The Taliban fighters have threatened to resume attacks against government forces just days after inking a deal with United States in a bid to bring peace to their country. The pact included a promise made by the hardliners to not only end violence but also initiate Intra-Afghan dialogue after signing the agreement. However, the Group’s spokesman on Monday announced that the talks would not go forward if 5,000 imprisoned Taliban don’t get released by the Afghan government.
The release of the prisoners was included in the agreement signed between the parties on Saturday in Qatar.
“There is no commitment of releasing 5,000 prisoners,” said President Ghani. “This is the right and self-will of the people of Afghanistan. It could be included in the agenda of the intra-Afghan talks, but cannot be prerequisite for talks.”
The militants recently struck a deal with United States on Saturday and didn’t reconcile with the Afghan government. Taliban who were ruling almost all the country were ousted from the power corridors after US invasion in the aftermath of 9/11 and have since then emerged as an insurgent force with a very violent past track-record. As of 2018, the far-right group has footprints in more than two-thirds of the Afghanistan.
The Taliban spokesman talking to Reuters said their group will not hesitate to target Afghan forces but would respect the agreement vis-à-vis international troops on their soil. Zabihullah Mujahid’s statement contradicted Ghani’s comments on Sunday in which he claimed that the truce was set to continue with a goal to reach a full ceasefire.
Talking to Reuters, Mujahid will not be part of any talks with government if their 5,000 government-held comrades are not set free.
“We are fully ready for the intra-Afghan talks, but we are waiting for the release of our 5,000 prisoners,” he said. “If our 5,000 prisoners – 100 or 200 more or less does not matter – do not get released there will be no intra-Afghan talks.”
Around 10,000 Taliban militants are estimated to be in the captivity of the Afghan state. BBC correspondent in Afghanistan and Pakistan commenting on the Taliban’s statement said it is not clear whether the group will resume their attacks or is it just the pressure tactics employed to achieve the release of the fellow fighters.
General Scott Miller, the US forces commander in Afghanistan said the truce and as a result the reduction of violence was a confidence builder. “We are very serious about our obligations and we expect the Taliban will be serious about their obligations. The United States has been very clear about our expectations – the violence must remain low,” he added.
Saturday’s deal agreed the withdrawal of US and its Nato allies from Afghan soil within 14 months, if the Taliban comply with the points made in the pact and remain steadfast with their commitments.
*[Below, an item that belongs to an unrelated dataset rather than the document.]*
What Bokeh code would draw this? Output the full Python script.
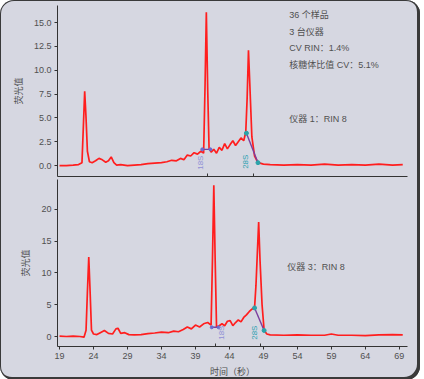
import math
from bokeh.plotting import figure
from bokeh.layouts import column
from bokeh.models import Range1d, FixedTicker, PrintfTickFormatter, Label
from bokeh.embed import file_html
from bokeh.resources import INLINE

# ---------------- data ----------------
# Instrument 1 electropherogram (time s, fluorescence)
t1 = [19.0, 20.0, 21.0, 21.8, 22.3, 22.5, 22.7, 22.9, 23.1, 23.4, 23.8, 24.3, 24.8, 25.3,
      25.8, 26.2, 26.6, 27.0, 27.4, 28.0, 29.0, 30.0, 31.0, 32.0, 33.0, 34.0, 34.8, 35.5,
      36.2, 36.8, 37.3, 37.8, 38.3, 38.8, 39.3, 39.8, 40.2, 40.4, 40.6, 40.8, 41.0, 41.3,
      41.7, 42.1, 42.5, 42.9, 43.3, 43.7, 44.1, 44.5, 44.9, 45.3, 45.7, 46.1, 46.4, 46.6,
      46.8, 47.0, 47.3, 47.7, 48.1, 48.5, 49.0, 50.0, 52.0, 54.0, 56.0, 58.0, 59.0, 60.0,
      62.0, 64.0, 66.0, 68.0, 69.5]
f1 = [0.0, 0.0, 0.05, 0.1, 0.3, 4.0, 7.8, 5.0, 1.5, 0.4, 0.3, 0.5, 0.75, 0.6,
      0.35, 0.5, 0.9, 0.3, 0.05, 0.1, 0.0, 0.05, 0.1, 0.2, 0.25, 0.3, 0.4, 0.55,
      0.5, 0.75, 0.6, 1.1, 1.0, 1.35, 1.2, 1.5, 1.3, 8.0, 16.1, 8.0, 1.8, 1.4,
      1.7, 1.3, 1.9, 1.6, 2.3, 1.75, 2.2, 2.6, 2.1, 2.5, 2.9, 2.6, 3.5, 7.0,
      12.1, 8.5, 3.0, 1.0, 0.45, 0.25, 0.15, 0.1, 0.05, 0.1, 0.05, 0.15, 0.1, 0.05,
      0.1, 0.05, 0.15, 0.05, 0.1]

# Instrument 3 electropherogram
t3 = [19.0, 20.0, 21.0, 22.0, 22.6, 22.9, 23.1, 23.3, 23.5, 23.7, 24.0, 24.5, 25.0, 25.6,
      26.2, 26.8, 27.3, 27.6, 28.0, 28.6, 29.2, 30.0, 31.0, 32.0, 33.0, 34.0, 35.0, 35.8,
      36.5, 37.2, 37.8, 38.4, 39.0, 39.6, 40.2, 40.8, 41.3, 41.5, 41.7, 41.9, 42.1, 42.5,
      42.9, 43.3, 43.7, 44.1, 44.5, 44.9, 45.3, 45.7, 46.1, 46.5, 46.9, 47.3, 47.7, 47.9,
      48.1, 48.3, 48.5, 48.8, 49.1, 49.5, 50.0, 52.0, 54.0, 56.0, 58.0, 59.0, 60.0, 62.0,
      64.0, 66.0, 68.0, 69.5]
f3 = [0.05, 0.0, 0.05, 0.0, -0.1, 1.0, 7.0, 12.5, 7.0, 1.0, 0.4, 0.3, 0.6, 0.95,
      0.5, 0.4, 1.2, 1.3, 0.5, 0.6, 0.3, 0.25, 0.3, 0.45, 0.55, 0.7, 0.6, 0.85,
      0.75, 1.1, 1.5, 1.2, 1.8, 1.5, 2.0, 2.2, 1.8, 12.0, 23.8, 12.0, 1.5, 1.7,
      2.0, 1.7, 2.4, 2.5, 1.7, 2.2, 2.6, 2.3, 3.0, 3.4, 3.9, 4.3, 4.6, 8.0,
      13.0, 18.0, 12.0, 5.0, 1.0, 0.4, 0.25, 0.2, 0.25, 0.2, 0.2, 0.4, 0.2, 0.2,
      0.15, 0.25, 0.3, 0.25]

# peak baselines (18S, 28S)
b1_18_t = [40.0, 41.2]
b1_18_f = [1.7, 1.7]
b1_28_t = [46.5, 48.2]
b1_28_f = [3.4, 0.3]
b3_18_t = [41.4, 42.4]
b3_18_f = [1.45, 1.45]
b3_28_t = [47.7, 49.1]
b3_28_f = [4.5, 0.95]

# ribosomal peak marks on x axis
marks1 = [40.8, 47.5]
marks3 = [41.9, 48.5]

x_ticks = [19, 24, 29, 34, 39, 44, 49, 54, 59, 64, 69]
y_ticks1 = [0.0, 2.5, 5.0, 7.5, 10.0, 12.5, 15.0]
y_ticks3 = [0, 5, 10, 15, 20]

notes1 = ["36 个样品", "3 台仪器", "CV RIN：1.4%", "核糖体比值 CV：5.1%"]
inst1 = "仪器 1：RIN 8"
inst3 = "仪器 3：RIN 8"
ylab = "荧光值"
xlab = "时间（秒）"

# ---------------- style ----------------
BG = "#d6d7e1"
RED = "#ff1e1e"
PURPLE = "#7b3f9e"
TEAL = "#2aa3aa"
TXT = "#505050"
FONT = "Liberation Sans, Noto Sans CJK SC"
CJK = "Noto Sans CJK SC"

x_range = Range1d(18.7, 70.2)


def make_fig(frame_h, yr, top_b, bottom_b):
    p = figure(frame_width=350, frame_height=frame_h, x_range=x_range,
               y_range=Range1d(*yr), output_backend="svg", toolbar_location=None,
               min_border_left=57, min_border_right=13, min_border_top=top_b,
               min_border_bottom=bottom_b,
               background_fill_color=None, border_fill_color=None,
               outline_line_color=None)
    p.grid.visible = False
    for ax in (p.xaxis[0], p.yaxis[0]):
        ax.axis_line_color = "#333333"
        ax.axis_line_width = 1
        ax.major_tick_line_color = "#333333"
        ax.minor_tick_line_color = "#333333"
        ax.major_tick_out = 3
        ax.major_tick_in = 0
        ax.major_label_text_font = FONT
        ax.major_label_text_font_size = "9px"
        ax.major_label_text_color = TXT
        ax.axis_label_text_font = CJK
        ax.axis_label_text_font_size = "9px"
        ax.axis_label_text_font_style = "normal"
        ax.axis_label_text_color = TXT
    p.yaxis.axis_label = ylab
    p.yaxis.axis_label_standoff = 6
    p.yaxis.major_label_standoff = 3
    return p


# top panel
p1 = make_fig(171, (-1.15, 16.8), 5, 3)
p1.yaxis.ticker = FixedTicker(ticks=y_ticks1)
p1.yaxis.formatter = PrintfTickFormatter(format="%.1f")
p1.xaxis.ticker = FixedTicker(ticks=[], minor_ticks=marks1)
p1.xaxis.minor_tick_in = 3
p1.xaxis.minor_tick_out = 0
p1.xaxis.major_tick_out = 0
p1.xaxis.major_label_standoff = 0

p1.line(t1, f1, line_color=RED, line_width=1.7)
p1.line(b1_18_t, b1_18_f, line_color=PURPLE, line_width=1.4)
p1.line(b1_28_t, b1_28_f, line_color=PURPLE, line_width=1.4)
p1.scatter(b1_28_t, b1_28_f, size=4, color=TEAL)
p1.scatter(b1_18_t, b1_18_f, size=3, color="#6a6ad0")

p1.add_layout(Label(x=39.8, y=0.3, text="18S", angle=math.pi / 2, text_align="center",
                    text_baseline="middle", text_font=FONT, text_font_size="8px",
                    text_color="#8f8fd6"))
p1.add_layout(Label(x=46.4, y=0.4, text="28S", angle=math.pi / 2, text_align="center",
                    text_baseline="middle", text_font=FONT, text_font_size="8px",
                    text_color="#2aa0b0"))
for i, s in enumerate(notes1):
    p1.add_layout(Label(x=52.8, y=15.8 - 1.75 * i, text=s, text_align="left",
                        text_baseline="middle", text_font=FONT, text_font_size="9px",
                        text_color=TXT))
p1.add_layout(Label(x=52.8, y=4.9, text=inst1, text_align="left", text_baseline="middle",
                    text_font=FONT, text_font_size="9px", text_color=TXT))

# bottom panel
p3 = make_fig(167, (-1.57, 24.7), 0, 0)
p3.yaxis.ticker = FixedTicker(ticks=y_ticks3)
p3.yaxis.formatter = PrintfTickFormatter(format="%d")
p3.xaxis.ticker = FixedTicker(ticks=x_ticks, minor_ticks=marks3)
p3.xaxis.minor_tick_in = 3
p3.xaxis.minor_tick_out = 0
p3.xaxis.major_label_standoff = 3
p3.xaxis.axis_label = xlab
p3.xaxis.axis_label_standoff = 3

p3.line(t3, f3, line_color=RED, line_width=1.7)
p3.line(b3_18_t, b3_18_f, line_color=PURPLE, line_width=1.4)
p3.line(b3_28_t, b3_28_f, line_color=PURPLE, line_width=1.4)
p3.scatter(b3_28_t, b3_28_f, size=4, color=TEAL)
p3.scatter(b3_18_t, b3_18_f, size=3, color="#6a6ad0")

p3.add_layout(Label(x=42.8, y=0.6, text="18S", angle=math.pi / 2, text_align="center",
                    text_baseline="middle", text_font=FONT, text_font_size="8px",
                    text_color="#8f8fd6"))
p3.add_layout(Label(x=47.7, y=0.6, text="28S", angle=math.pi / 2, text_align="center",
                    text_baseline="middle", text_font=FONT, text_font_size="8px",
                    text_color="#2aa0b0"))
p3.add_layout(Label(x=52.5, y=10.9, text=inst3, text_align="left", text_baseline="middle",
                    text_font=FONT, text_font_size="9px", text_color=TXT))

layout = column(p1, p3, spacing=0,
                styles={"border-radius": "14px", "overflow": "hidden",
                        "background-color": BG,
                        "box-shadow": "inset 0 0 0 1px #3a3a3a, inset -2px -2px 0 1px #3a3a3a"})

open("out.html", "w").write(file_html(layout, INLINE))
Around 12,000 US soldiers are still active in the landlocked country.
United States President Donald Trump earlier on Saturday said that it was “time to bring our people back home”.
Trump also committed that 5,000 US soldiers would return to their home by May and showed his will to meet with Taliban leadership in the near future. Adding that their troops had been killing terrorists in Afghanistan “by the thousands” and now its was “time for someone else to do that work and its will be the Taliban and it could be surrounding countries”.
US Secretary of State Mike Pompeo on Sunday told CBS news that the reconciliation process between Afghan government and Taliban will follow in coming days.
Amid all the negotiations and dialogue drumbeating, the people of Afghanistan will have to wait for the peace and prosperity in their country where peace is a desire and dream that may come true one day. One can only hope!